>> START

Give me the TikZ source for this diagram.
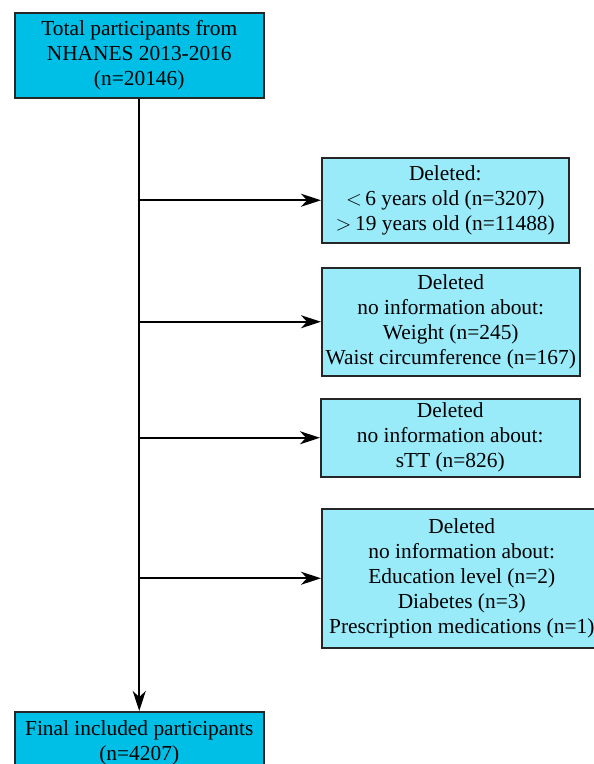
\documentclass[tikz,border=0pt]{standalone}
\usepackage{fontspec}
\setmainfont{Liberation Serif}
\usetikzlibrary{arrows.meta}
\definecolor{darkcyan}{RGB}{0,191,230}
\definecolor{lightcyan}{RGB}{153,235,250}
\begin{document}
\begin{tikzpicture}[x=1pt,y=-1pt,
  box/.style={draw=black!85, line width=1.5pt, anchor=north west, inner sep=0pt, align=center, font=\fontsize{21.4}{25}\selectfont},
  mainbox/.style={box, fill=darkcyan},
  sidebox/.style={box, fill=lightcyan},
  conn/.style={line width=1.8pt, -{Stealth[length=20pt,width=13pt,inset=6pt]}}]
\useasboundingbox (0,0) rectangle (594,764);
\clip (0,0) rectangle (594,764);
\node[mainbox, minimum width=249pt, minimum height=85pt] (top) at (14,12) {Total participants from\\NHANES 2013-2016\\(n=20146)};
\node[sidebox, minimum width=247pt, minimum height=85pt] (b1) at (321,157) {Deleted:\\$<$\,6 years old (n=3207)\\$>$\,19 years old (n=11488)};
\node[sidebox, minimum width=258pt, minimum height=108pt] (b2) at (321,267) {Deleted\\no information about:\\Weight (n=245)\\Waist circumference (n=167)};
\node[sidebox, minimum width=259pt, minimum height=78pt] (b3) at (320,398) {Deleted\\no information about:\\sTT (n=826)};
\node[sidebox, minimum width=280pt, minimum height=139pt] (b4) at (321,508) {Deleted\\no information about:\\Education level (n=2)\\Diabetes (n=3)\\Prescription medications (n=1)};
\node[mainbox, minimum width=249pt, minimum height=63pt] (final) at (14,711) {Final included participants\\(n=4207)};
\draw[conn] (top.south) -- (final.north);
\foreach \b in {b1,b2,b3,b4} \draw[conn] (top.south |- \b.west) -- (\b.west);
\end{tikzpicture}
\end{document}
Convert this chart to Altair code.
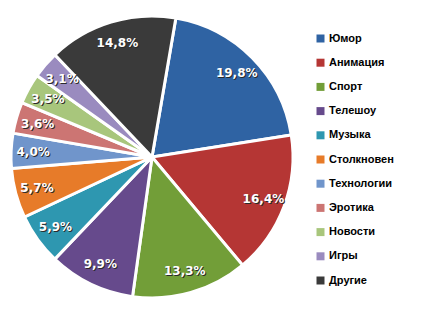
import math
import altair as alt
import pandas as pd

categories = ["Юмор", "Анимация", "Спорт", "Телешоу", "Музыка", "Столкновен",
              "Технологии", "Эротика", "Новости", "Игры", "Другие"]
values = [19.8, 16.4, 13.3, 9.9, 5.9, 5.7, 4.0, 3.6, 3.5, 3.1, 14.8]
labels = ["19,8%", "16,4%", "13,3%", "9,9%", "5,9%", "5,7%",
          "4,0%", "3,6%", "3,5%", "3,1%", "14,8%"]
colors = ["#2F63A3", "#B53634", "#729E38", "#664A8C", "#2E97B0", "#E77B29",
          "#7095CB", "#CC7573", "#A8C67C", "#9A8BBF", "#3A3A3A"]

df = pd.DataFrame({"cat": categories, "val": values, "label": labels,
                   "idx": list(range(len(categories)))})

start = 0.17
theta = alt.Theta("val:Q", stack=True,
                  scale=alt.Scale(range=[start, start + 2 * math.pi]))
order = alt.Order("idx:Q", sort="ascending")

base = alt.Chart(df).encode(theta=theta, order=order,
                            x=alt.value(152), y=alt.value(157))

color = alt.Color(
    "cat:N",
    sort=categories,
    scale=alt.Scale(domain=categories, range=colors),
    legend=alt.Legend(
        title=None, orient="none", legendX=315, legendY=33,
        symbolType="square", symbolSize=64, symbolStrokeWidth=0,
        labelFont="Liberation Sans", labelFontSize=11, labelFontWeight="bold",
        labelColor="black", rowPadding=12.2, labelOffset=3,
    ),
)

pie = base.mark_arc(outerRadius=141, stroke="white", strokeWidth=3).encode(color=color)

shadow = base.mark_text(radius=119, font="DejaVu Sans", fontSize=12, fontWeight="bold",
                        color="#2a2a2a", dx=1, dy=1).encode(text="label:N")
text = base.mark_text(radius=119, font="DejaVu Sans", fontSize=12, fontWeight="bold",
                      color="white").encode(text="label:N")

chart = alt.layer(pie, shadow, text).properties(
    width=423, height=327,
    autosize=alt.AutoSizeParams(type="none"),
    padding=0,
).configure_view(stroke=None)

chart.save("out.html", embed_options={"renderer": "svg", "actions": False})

>> END

▸ The task
In the entries above, find the line that contains "Convert this chart to Altair code." and the line that contains "x=alt.value(152), y=alt.value(157))". Reproduce exactly those two lines and every line between them, but not the pictures.

▸ Result
Convert this chart to Altair code.
import math
import altair as alt
import pandas as pd

categories = ["Юмор", "Анимация", "Спорт", "Телешоу", "Музыка", "Столкновен",
              "Технологии", "Эротика", "Новости", "Игры", "Другие"]
values = [19.8, 16.4, 13.3, 9.9, 5.9, 5.7, 4.0, 3.6, 3.5, 3.1, 14.8]
labels = ["19,8%", "16,4%", "13,3%", "9,9%", "5,9%", "5,7%",
          "4,0%", "3,6%", "3,5%", "3,1%", "14,8%"]
colors = ["#2F63A3", "#B53634", "#729E38", "#664A8C", "#2E97B0", "#E77B29",
          "#7095CB", "#CC7573", "#A8C67C", "#9A8BBF", "#3A3A3A"]

df = pd.DataFrame({"cat": categories, "val": values, "label": labels,
                   "idx": list(range(len(categories)))})

start = 0.17
theta = alt.Theta("val:Q", stack=True,
                  scale=alt.Scale(range=[start, start + 2 * math.pi]))
order = alt.Order("idx:Q", sort="ascending")

base = alt.Chart(df).encode(theta=theta, order=order,
                            x=alt.value(152), y=alt.value(157))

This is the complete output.